John Graham of Claverhouse is best known today from the popular traditional song 'Bonnie Dundee', the title of which is one of the nicknames by which he came to be known. Graham was for most of his short life a professional soldier. He attended the University of St Andrews but very soon entered the French and Dutch armies as a mercenary.
From 1677, Claverhouse was back in Scotland and for the remainder of his life fought against the forces of the Covenanters in Scotland and for the Stewart kings. As Captain of a troop of horse he was initially unsuccessful, being defeated in 1679 by the Covenanters of south-west Scotland at Drumclog in Ayrshire, but carried on to take a prominent part in the Battle of Bothwell Brig the same year in which the rebel Covenanters were crushed.
Over the next few years he continued in an official capacity to suppress the Conventicles. It is from this time that Graham acquired his other, less flattering epithet, of 'Bloody Clavers', a title apparently undeserved since he was no more brutal than any other commanding officer of this period, which has been named the 'Killing Times'. Given the task of Sheriff of Wigtown, of prosecuting those who refused to take the Test Oath of loyalty to James VII, Graham's role no doubt earned him considerable unpopularity, if not hatred.
For a few years, from 1685 to 1688, he appears to have lived relatively quietly at his home of Dudhope Castle and became Lord Provost of Dundee. In 1688, whatever his reputation, he was rewarded by James with the title of Viscount Dundee.
By 1688, however, William of Orange was staking a claim for the throne of Britain and Claverhouse returned to active support of his monarch. Loyalty in Scotland was divided very much on religious grounds between the Catholic James and the Protestant William and the Convention in Edinburgh bowed to the support for William. Leaving his ally, the Duke of Gordon, to defend Edinburgh Castle, Graham set off north to raise support amongst the Highland clans, which he did very effectively.
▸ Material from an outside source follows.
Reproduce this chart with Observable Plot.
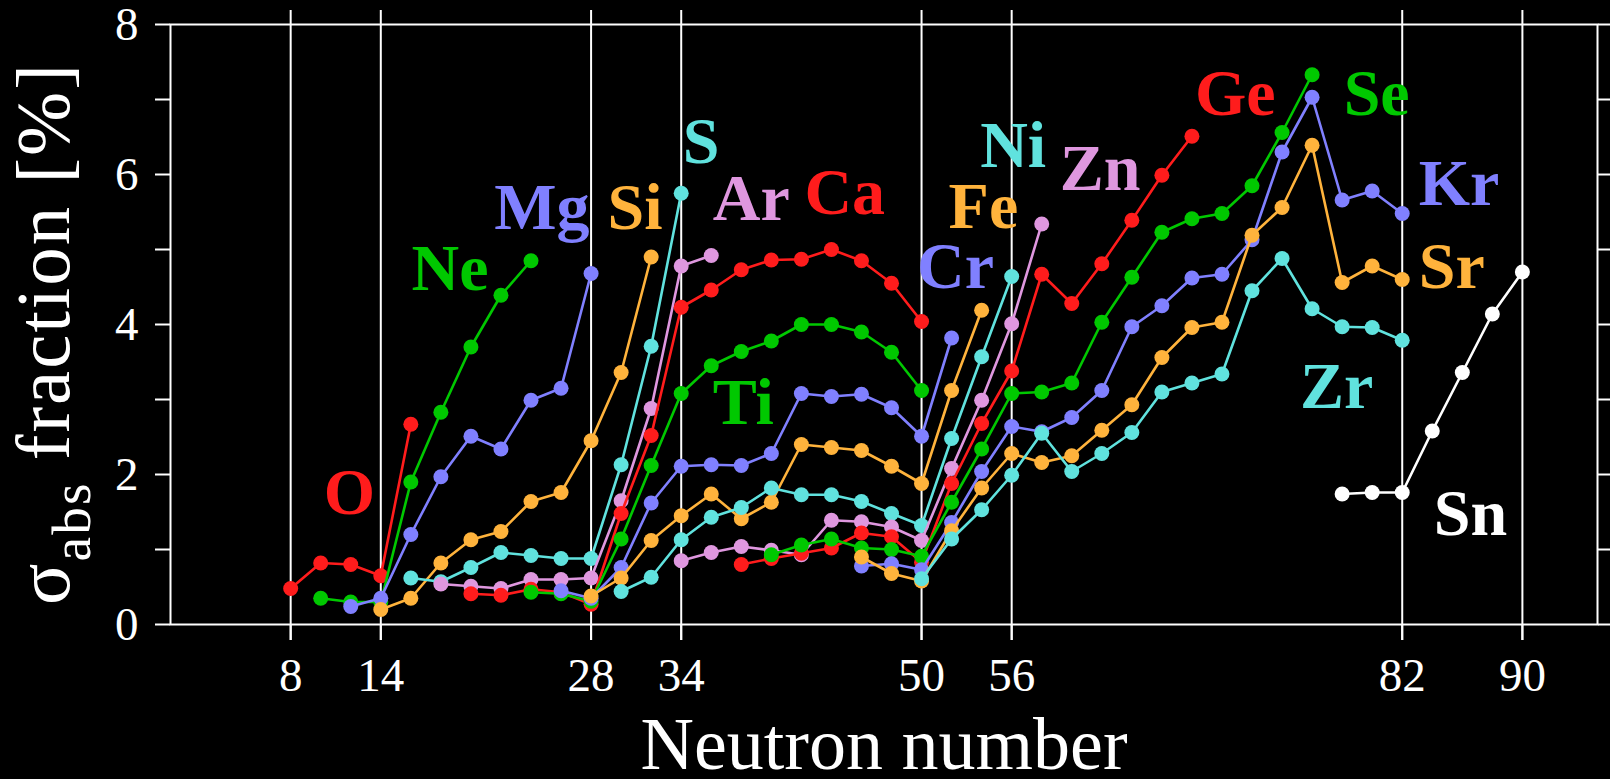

In July 1689, Graham of Claverhouse's highlanders inflicted a heavy defeat in a brief, but decisive, battle against a government force supporting William in the Pass of Killiecrankie in Perthshire. The leader of his opponents was General Hugh Mackay of Scourie and his much larger force suffered many casualties. It was a vital battle in one sense, but achieved only a moral victory because it achieved no outcome, for Claverhouse himself was killed by a stray bullet. It is unlikely that he was struck by the silver bullet by which legend suggests he could only be killed, but his death did confer on him something of a martyr's status in the Royalist camp, and his name became coupled with that of his elder kinsman, the Marquess of Montrose, as one of the most romantic leaders of the seventeenth century.